Math foundation, peer support are key to UC engineering first year

The University of Cincinnati College of Engineering and Applied Science (CEAS) is committed to providing its students with the resources to succeed. CEAS strives to respond to evolving student needs, which is why engineering students starting this fall will have a slightly different first-year experience than previous years.

In the past, CEAS placed first-year engineering students into learning communities: groups of about 20 students with the same major who take four to five classes together. CEAS originally created these learning communities to help with the transition from high school to college. The idea was that engineering students in the same classes would study together and, therefore, learn together.

Peer mentors (upper-class engineering students who lead these groups) would facilitate meetings or study groups twice a week outside of class for their learning community to either discuss transition issues or work together on homework.

Socially, this pairing worked well. Students met others in their program and easily established close ties; however, the model still had some room for improvement.

"The old model may have been building community within each major, but academically, it didn't have the effect it was intended to have," says P.K. Imbrie, Ph.D., professor and head of the Department of Engineering Education.

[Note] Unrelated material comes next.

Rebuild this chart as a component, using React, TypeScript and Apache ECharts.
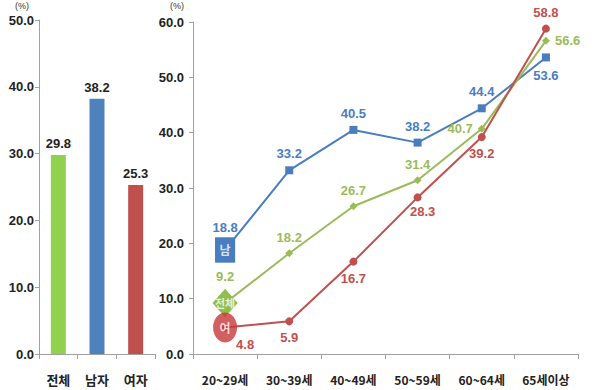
import React, { useEffect, useRef } from "react";
import * as echarts from "echarts";

const totalCats = ["전체", "남자", "여자"];
const totalValues = [29.8, 38.2, 25.3];
const ageCats = ["20~29세", "30~39세", "40~49세", "50~59세", "60~64세", "65세이상"];
const maleValues = [18.8, 33.2, 40.5, 38.2, 44.4, 53.6];
const allValues = [9.2, 18.2, 26.7, 31.4, 40.7, 56.6];
const femaleValues = [4.8, 5.9, 16.7, 28.3, 39.2, 58.8];
const maleLabelPos = ["top", "top", "top", "top", "top", "bottom"];
const allLabelPos = ["top", "top", "top", "top", "left", "right"];
const femaleLabelPos = ["inside", "bottom", "bottom", "bottom", "bottom", "top"];

const FONT = '"Liberation Sans Narrow", "Liberation Sans", "Noto Sans CJK KR", sans-serif';
const KFONT = '"Noto Sans CJK KR", "Liberation Sans", sans-serif';
const BLUE = "#4a7dbf";
const GREEN = "#9bbb59";
const RED = "#c0504d";

export default function App() {
  const ref = useRef<HTMLDivElement>(null);
  useEffect(() => {
    if (!ref.current) return;
    const chart = echarts.init(ref.current, null, { renderer: "svg" });
    const axisLine = { show: true, lineStyle: { color: "#a0a0a0", width: 1 } };
    const yLabel = {
      fontFamily: FONT,
      fontWeight: "bold" as const,
      fontSize: 13,
      color: "#222",
      formatter: (v: number) => v.toFixed(1),
    };
    const valLabel = (color: string) => ({
      show: true,
      fontFamily: FONT,
      fontWeight: "bold" as const,
      fontSize: 13,
      color,
      formatter: (p: any) => (typeof p.value === "number" ? p.value.toFixed(1) : p.value),
    });
    chart.setOption({
      animation: false,
      backgroundColor: "#fff",
      grid: [
        { left: 39, top: 20, width: 116, height: 334 },
        { left: 193, top: 22, width: 385, height: 332 },
      ],
      xAxis: [
        {
          type: "category",
          gridIndex: 0,
          data: totalCats,
          axisLine,
          axisTick: { show: true, length: 5, lineStyle: { color: "#a0a0a0" } },
          axisLabel: { margin: 19, fontFamily: KFONT, fontWeight: "bold", fontSize: 13, color: "#222" },
        },
        {
          type: "category",
          gridIndex: 1,
          data: ageCats,
          axisLine,
          axisTick: { show: true, length: 5, lineStyle: { color: "#a0a0a0" } },
          axisLabel: { margin: 19, fontFamily: KFONT, fontWeight: "bold", fontSize: 12, color: "#222" },
        },
      ],
      yAxis: [
        {
          type: "value",
          gridIndex: 0,
          min: 0,
          max: 50,
          interval: 10,
          axisLine,
          axisTick: { show: true, length: 4, lineStyle: { color: "#a0a0a0" } },
          splitLine: { show: false },
          axisLabel: { ...yLabel, margin: 5 },
        },
        {
          type: "value",
          gridIndex: 1,
          min: 0,
          max: 60,
          interval: 10,
          axisLine,
          axisTick: { show: true, length: 4, lineStyle: { color: "#a0a0a0" } },
          splitLine: { show: false },
          axisLabel: { ...yLabel, margin: 9 },
        },
      ],
      graphic: [
        { type: "text", left: 15, top: 1, style: { text: "(%)", fontSize: 9, fill: "#333", fontFamily: FONT } },
        { type: "text", left: 170, top: 1, style: { text: "(%)", fontSize: 9, fill: "#333", fontFamily: FONT } },
      ],
      series: [
        {
          type: "bar",
          xAxisIndex: 0,
          yAxisIndex: 0,
          barWidth: 15,
          data: totalValues.map((v, i) => ({
            value: v,
            itemStyle: { color: ["#92d050", "#4f81bd", "#c0504d"][i] },
          })),
          label: { ...valLabel("#222"), position: "top", distance: 5 },
        },
        {
          type: "line",
          name: "남",
          xAxisIndex: 1,
          yAxisIndex: 1,
          symbol: "rect",
          symbolSize: 8,
          lineStyle: { color: BLUE, width: 2 },
          itemStyle: { color: BLUE },
          data: maleValues.map((v, i) => ({
            value: v,
            symbolSize: i === 0 ? [20, 25] : 8,
            label: { position: maleLabelPos[i], distance: i === 0 ? 3 : i === 5 ? 8 : 6 },
          })),
          label: valLabel(BLUE),
          z: 3,
        },
        {
          type: "line",
          name: "전체",
          xAxisIndex: 1,
          yAxisIndex: 1,
          symbol: "diamond",
          symbolSize: 8,
          lineStyle: { color: GREEN, width: 2 },
          itemStyle: { color: GREEN },
          data: allValues.map((v, i) => ({
            value: v,
            symbolSize: i === 0 ? [25, 28] : 8,
            label: { position: allLabelPos[i], distance: i === 0 ? 6 : 5 },
          })),
          label: valLabel(GREEN),
          z: 3,
        },
        {
          type: "line",
          name: "여",
          xAxisIndex: 1,
          yAxisIndex: 1,
          symbol: "circle",
          symbolSize: 8,
          lineStyle: { color: RED, width: 2 },
          itemStyle: { color: RED },
          data: femaleValues.map((v, i) => ({
            value: v,
            label:
              i === 0
                ? { position: "inside", offset: [20, 17] }
                : i === 3
                ? { position: "bottom", offset: [5, 0], distance: 4 }
                : { position: femaleLabelPos[i], distance: 6 },
          })),
          label: valLabel(RED),
          z: 3,
        },
        {
          type: "scatter",
          xAxisIndex: 1,
          yAxisIndex: 1,
          z: 5,
          silent: true,
          data: [
            {
              value: [ageCats[0], maleValues[0]],
              symbol: "rect",
              symbolSize: [20, 25],
              itemStyle: { color: BLUE },
              label: { show: true, position: "inside", formatter: "남", color: "#fff", fontFamily: KFONT, fontSize: 12, fontWeight: "bold" },
            },
            {
              value: [ageCats[0], allValues[0]],
              symbol: "diamond",
              symbolSize: [25, 28],
              itemStyle: { color: "#8dbf4a" },
              label: { show: true, position: "inside", formatter: "전체", color: "#fff", fontFamily: KFONT, fontSize: 11, fontWeight: "bold" },
            },
            {
              value: [ageCats[0], femaleValues[0]],
              symbol: "circle",
              symbolSize: [24, 30],
              itemStyle: { color: "#c8383a" },
              label: { show: true, position: "inside", formatter: "여", color: "#fff", fontFamily: KFONT, fontSize: 12, fontWeight: "bold" },
            },
          ],
        },
      ],
    });
    return () => chart.dispose();
  }, []);
  return <div ref={ref} style={{ width: 600, height: 390, position: "absolute", left: 0, top: 0 }} />;
}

The disconnect was rooted in the varying range of math experience among first-year engineering students: some students who enter UC start in pre-calculus; others start in varying upper-level calculus courses. Students progressed through these math curricula at different rates. Since an integral component of the learning community model was the peer study group, students in different math courses were not benefiting as much as they could from the learning community.

We're giving CEAS students a learning community experience right in the classroom.

P.K. Imbrie UC head of Department of Engineering Education

"As soon as you start breaking the model because of the math, that model is no longer serving its intended purpose," says Imbrie. "We saw a need to make a change."

Imbrie's team modified the roster assignment process for math courses. Rather than continue to divide students into learning communities exclusively by major, CEAS is assigning first-year students to introductory engineering courses based on their math level. Surrounded by more students in the same math class, these engineering students are more likely to succeed, says Imbrie.

CEAS is also eliminating the twice-a-week breakout sessions outside of class and replacing it with hour-long sessions during engineering class time. This ensures complete participation from all first-year engineering students.

"We're giving CEAS students a learning community experience right in the classroom," says Imbrie.

CEAS will continue to offer the core components of the learning community, like the transitional support and peer mentors, but now it's bringing these components directly to the students. Topics peer mentors will cover this coming fall will include campus resources, stress management, career fairs, test preparation and other social and academic checkpoints. The topics aim to cultivate academic success, professional development and successful transitions for first-year engineering students.

This year also marks the launch of the engineering living-learning community, a community of CEAS students who live together in the same residence hall. Up to 280 first-year engineering students will occupy four floors of Daniels Hall.

Imbrie understands that change is sometimes difficult, but he also sees the potential for long-term success and retention.

"The goal with these changes," says Imbrie, "is to create an environment that fosters community, collaborative learning and campus engagement."